North Texas activists push for ENDA passage

by Michelle  Parsons
EDGE Media Network Contributor
Wednesday Feb 24, 2010

In an effort to keep the the federal Employee Non-Discrimination Act fresh in the minds of local and national politicians, activists in North Texas continue to make their voices heard.

Lorie Burch, a local attorney who co-chairs the Human Rights Campaign's Dallas/Fort Worth Steering Committee and is also the chair-elect of the North Texas GLBT Chamber of Commerce, recently partnered with Equality Texas and other organizations to train volunteers on how to lobby their elected officials.

"We matched them with their local reps on the state and federal level, to make appointments to go in and talk not just on ENDA, but a number of different issues that effect our community in general," she said.

And lobbying isn't the only way Dallas-area activists are reaching out. Kelli Busey, founder of Dallas Transgender Advocates and Allies, and others remain heavily involved in letter writing campaigns. Busey continues to post updates on the DTAA Web site and on her blog, Planettransgender.

"He [Massachusetts Congressman Barney Frank] has become more sensitive to transgender issues because we've been more vocal and you can't deny that we are involved in the process now," Busey said.

A strategy session that had been originally scheduled to take place at Texas Instruments on Tuesday, Feb. 23, was postponed.
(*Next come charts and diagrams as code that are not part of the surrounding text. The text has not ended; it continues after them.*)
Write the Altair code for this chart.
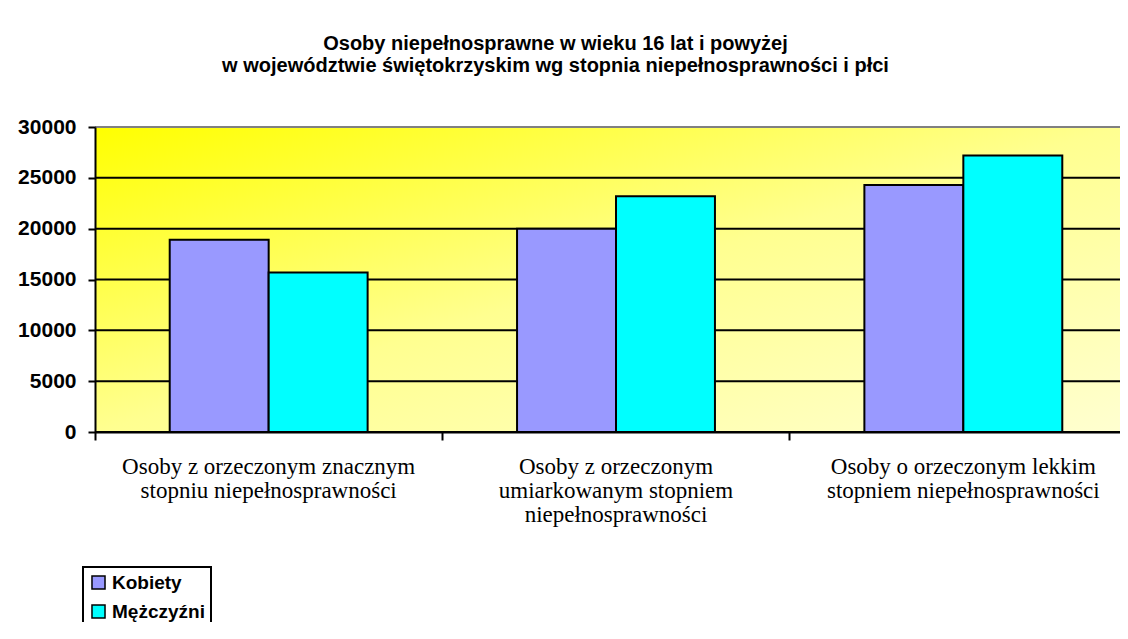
import altair as alt
import pandas as pd

categories = [
    "Osoby z orzeczonym znacznym\nstopniu niepełnosprawności",
    "Osoby z orzeczonym\numiarkowanym stopniem\nniepełnosprawności",
    "Osoby o orzeczonym lekkim\nstopniem niepełnosprawności",
]
series = ["Kobiety", "Mężczyźni"]
kobiety = [18900, 20000, 24300]
mezczyzni = [15700, 23200, 27200]
colors = ["#9999FF", "#00FFFF"]
y_ticks = [0, 5000, 10000, 15000, 20000, 25000, 30000]
title_lines = [
    "Osoby niepełnosprawne w wieku 16 lat i powyżej",
    "w województwie świętokrzyskim wg stopnia niepełnosprawności i płci",
]

rows = []
for i, c in enumerate(categories):
    rows.append({"kat": c, "plec": series[0], "wartosc": kobiety[i]})
    rows.append({"kat": c, "plec": series[1], "wartosc": mezczyzni[i]})
df = pd.DataFrame(rows)

W, H = 1025, 305
yscale = alt.Scale(domain=[0, 30000], nice=False)
yaxis = alt.Axis(
    title=None, values=y_ticks, format="d", grid=False, tickSize=7, tickWidth=2,
    tickColor="black", domainColor="black", domainWidth=2,
    labelFont="Liberation Sans", labelFontWeight="bold", labelFontSize=21,
    labelColor="black", labelPadding=12, zindex=1,
)

bg = alt.Chart(pd.DataFrame({"t": [0]})).mark_rect(
    fill=alt.Gradient(
        gradient="linear",
        x1=0, y1=0, x2=1, y2=1,
        stops=[
            alt.GradientStop(offset=0, color="#FFFF00"),
            alt.GradientStop(offset=0.5, color="#FFFF90"),
            alt.GradientStop(offset=1, color="#FFFFD0"),
        ],
    )
).encode(x=alt.value(0), x2=alt.value(W), y=alt.value(0), y2=alt.value(H))

grid = alt.Chart(pd.DataFrame({"v": y_ticks})).mark_rule(strokeWidth=2).encode(
    y=alt.Y("v:Q", scale=yscale, axis=yaxis),
    stroke=alt.condition("datum.v == 30000", alt.value("#808080"), alt.value("black")),
)

bars = alt.Chart(df).mark_bar(stroke="black", strokeWidth=2).encode(
    x=alt.X(
        "kat:N",
        sort=categories,
        scale=alt.Scale(paddingInner=0, paddingOuter=0, range=[0, 1042]),
        axis=alt.Axis(
            title=None, labelAngle=0, labelExpr="split(datum.label, '\\n')",
            bandPosition=0, ticks=True, tickSize=8, tickWidth=2, tickColor="black",
            domainColor="black", domainWidth=2, labelFont="Liberation Serif",
            labelFontSize=23, labelColor="black", labelPadding=15,
            labelLineHeight=24, labelLimit=0, grid=False, zindex=1,
        ),
    ),
    xOffset=alt.XOffset("plec:N", sort=series, scale=alt.Scale(paddingOuter=0.755, paddingInner=0)),
    y=alt.Y("wartosc:Q", scale=yscale, axis=yaxis),
    color=alt.Color(
        "plec:N", sort=series,
        scale=alt.Scale(domain=series, range=colors),
        legend=alt.Legend(
            title=None, orient="none", legendX=-12, legendY=440,
            strokeColor="black", padding=6, symbolType="square", symbolSize=170,
            symbolStrokeColor="black", symbolStrokeWidth=1.5,
            labelFont="Liberation Sans", labelFontWeight="bold", labelFontSize=19,
            labelColor="black", rowPadding=8, labelOffset=4,
        ),
    ),
)

chart = alt.layer(bg, grid, bars).properties(
    width=W, height=H,
    autosize=alt.AutoSizeParams(type="none"),
    padding={"left": 87, "top": 119, "right": 0, "bottom": 190},
    title=alt.TitleParams(
        text=title_lines, font="Liberation Sans", fontWeight="bold", fontSize=20,
        color="black", anchor="middle", dx=-52, offset=40, lineHeight=22,
    ),
).configure_view(stroke=None).configure_legend(strokeWidth=2)

chart.save("out.html", embed_options={"renderer": "svg", "actions": False})
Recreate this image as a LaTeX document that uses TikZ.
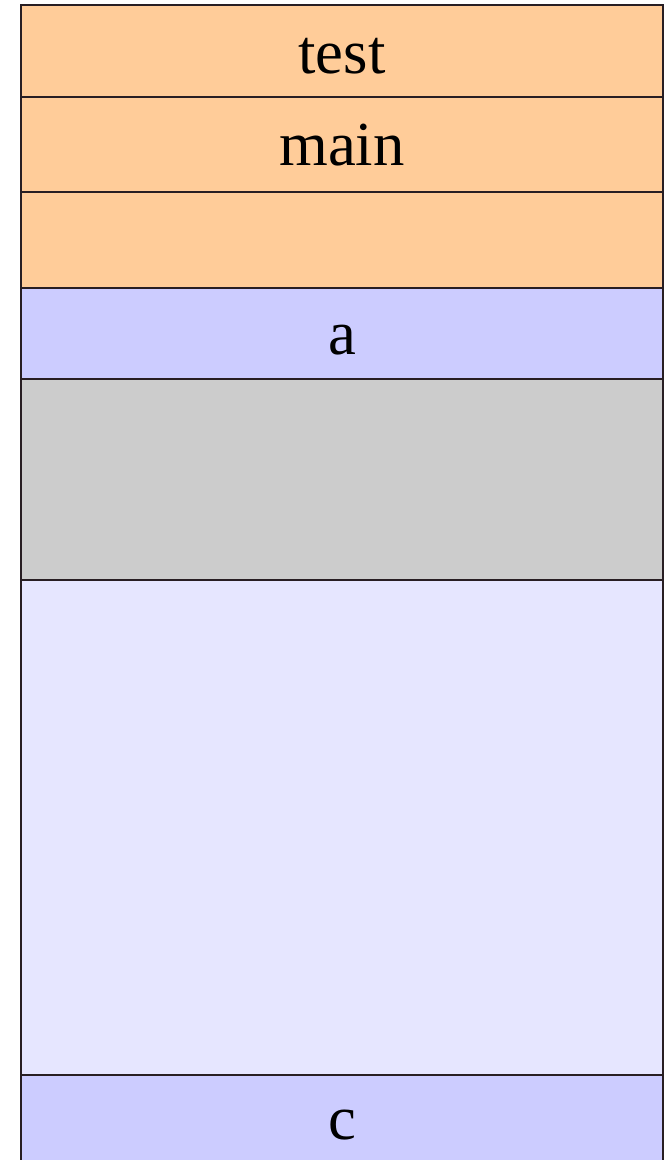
\documentclass[tikz,border=0pt]{standalone}
\usepackage{fontspec}
\setmainfont{Liberation Serif}
\usepackage{xcolor}
\definecolor{frameorange}{RGB}{255,204,153}
\definecolor{frameblue}{RGB}{204,204,255}
\definecolor{framegray}{RGB}{204,204,204}
\definecolor{framelight}{RGB}{230,230,255}
\definecolor{edgedark}{RGB}{40,30,35}
\usepackage{tikz}
\usetikzlibrary{positioning}

\begin{document}
\begin{tikzpicture}[
  x=0.75pt,y=-0.75pt,
  node distance=0pt,
  frame/.style={rectangle,draw=edgedark,line width=1.1pt,outer sep=0pt,
    inner sep=0pt,minimum width=481.5pt,anchor=north,
    text height=32pt,text depth=0pt,
    font=\fontsize{47}{56}\selectfont}
]
  \useasboundingbox (0,0) rectangle (671,1160);
  \node[frame,fill=frameorange,minimum height=69pt,text height=34pt] (test) at (342,5) {test};
  \node[frame,fill=frameorange,minimum height=71.25pt,below=of test] (main) {main};
  \node[frame,fill=frameorange,minimum height=72pt,below=of main] (blank) {};
  \node[frame,fill=frameblue,minimum height=68.25pt,below=of blank] (a) {a};
  \node[frame,fill=framegray,minimum height=150.75pt,below=of a] (gap) {};
  \node[frame,fill=framelight,minimum height=371.25pt,below=of gap] (heap) {};
  \node[frame,fill=frameblue,minimum height=75pt,below=of heap,
    text height=22pt] (c) {c};
\end{tikzpicture}
\end{document}
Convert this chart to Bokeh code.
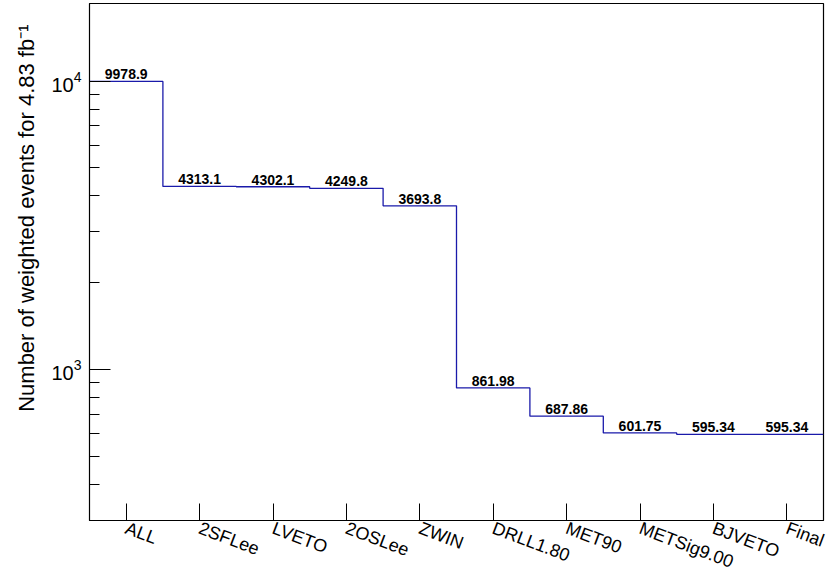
from bokeh.plotting import figure
from bokeh.models import (Range1d, FixedTicker, LogTickFormatter, Title,
                          ColumnDataSource)
from bokeh.core.properties import value
from bokeh.embed import file_html
from bokeh.resources import INLINE

# Cut-flow: selection steps and weighted event yields after each step
cuts = ["ALL", "2SFLee", "LVETO", "2OSLee", "ZWIN", "DRLL1.80",
        "MET90", "METSig9.00", "BJVETO", "Final"]
yields = [9978.9, 4313.1, 4302.1, 4249.8, 3693.8, 861.98,
          687.86, 601.75, 595.34, 595.34]

y_major = [1e3, 1e4]
y_minor = [300, 400, 500, 600, 700, 800, 900,
           2000, 3000, 4000, 5000, 6000, 7000, 8000, 9000]

y_title = "Number of weighted events for 4.83 fb\u207b\u00b9"

FONT = "Liberation Sans"

n = len(cuts)
centers = [i + 0.5 for i in range(n)]

# histogram outline: one flat segment per bin, joined by vertical steps
step_x, step_y = [], []
for i, v in enumerate(yields):
    step_x += [i, i + 1]
    step_y += [v, v]

p = figure(width=831, height=584, output_backend="svg", toolbar_location=None,
           y_axis_type="log",
           x_range=Range1d(0, n), y_range=Range1d(299, 18600),
           min_border_left=89, min_border_right=8,
           min_border_top=3, min_border_bottom=63)
p.background_fill_color = "white"
p.border_fill_color = "white"
p.outline_line_color = "black"
p.outline_line_width = 1.2
p.grid.visible = False

p.line(step_x, step_y, line_color="#1a1aaa", line_width=1.3)

src = ColumnDataSource(dict(x=centers, y=yields,
                            t=[f"{v:.5g}" for v in yields]))
p.text("x", "y", text="t", source=src, text_align="center",
       text_baseline="bottom", y_offset=-2,
       text_font=value(FONT), text_font_style="bold",
       text_font_size="14px", text_color="black")

# x axis: one tick per cut, slanted labels
xa = p.xaxis[0]
xa.ticker = FixedTicker(ticks=centers, minor_ticks=[])
xa.major_label_overrides = {c: lab for c, lab in zip(centers, cuts)}
xa.major_label_orientation = -0.36
xa.major_label_text_font = FONT
xa.major_label_text_font_size = "18px"
xa.major_label_text_color = "black"
xa.major_label_standoff = 7
xa.major_tick_in = 17
xa.major_tick_out = 0
xa.minor_tick_in = 0
xa.minor_tick_out = 0
xa.axis_line_color = "black"
xa.major_tick_line_color = "black"

# y axis: logarithmic, ticks drawn inside the frame
ya = p.yaxis[0]
ya.ticker = FixedTicker(ticks=y_major, minor_ticks=y_minor)
ya.formatter = LogTickFormatter()
ya.major_label_text_font = FONT
ya.major_label_text_font_size = "20px"
ya.major_label_text_color = "black"
ya.major_label_standoff = 8
ya.major_tick_in = 21
ya.major_tick_out = 0
ya.minor_tick_in = 10
ya.minor_tick_out = 0
ya.axis_line_color = "black"
ya.major_tick_line_color = "black"
ya.minor_tick_line_color = "black"

# vertical axis title, flush with the top of the frame
p.add_layout(Title(text=y_title, align="right", offset=21, standoff=19,
                   text_font=FONT, text_font_size="22px",
                   text_font_style="normal", text_color="black"), "left")

open("out.html", "w").write(file_html(p, INLINE))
Busey said ENDA-related efforts, however, aren't without concern.

"I just have a terrible feeling that Frank is going to try to divide us like he did last time," Busey said, referring to a 2007 version of ENDA that excluded gender identity and expression. "He blindsided the transgender community. Well, he blindsided everybody."

That version subsequently died in the U.S. Senate a year later. For the current bill, which includes trans-specific provisions, there are 194 co-sponsors in the House and 44 co-sponsors in the Senate.

Burch is more concerned about morale.

"One thing that can get a little discouraging for some people, especially in Dallas, is that there aren't a lot of out and out advocates that are in political power or in political positions," she said before she quickly offered a reassurance. "...What's important is establishing a presence and establishing that we are a part of their constituency and there is support, not just with us, but among straight allies."

Burch further pointed out she feels businesses benefit from supporting ENDA; and enacting their own non-discrimination policies.

"All the evidence from states that have their own individual non-discrimination act has shown that it actually increases productivity and employee morale to have this," she said. "It's just making the law catch up to the corporations..."

As of 2009, there are currently 260 companies with a perfect score on HRC's Corporate Equality Index, a report card that tracks LGBT-specific efforts in America's corporations. This figure includes 65 more businesses than it did in 2008. And it includes Apple, Intel, Nike and Xerox.

"I work for a company right now that has a company policy ... to respect the individual," Busey said. "Because of that I got hired; and because of that they stood behind me 100 percent."

Burch remains confident ENDA will continue to gain momentum.

"We're more motivated to go for full equality than just taking bits and pieces ... even if it takes longer to achieve them," she said. "In the grand scheme of social progress it will take some time, but we will get there."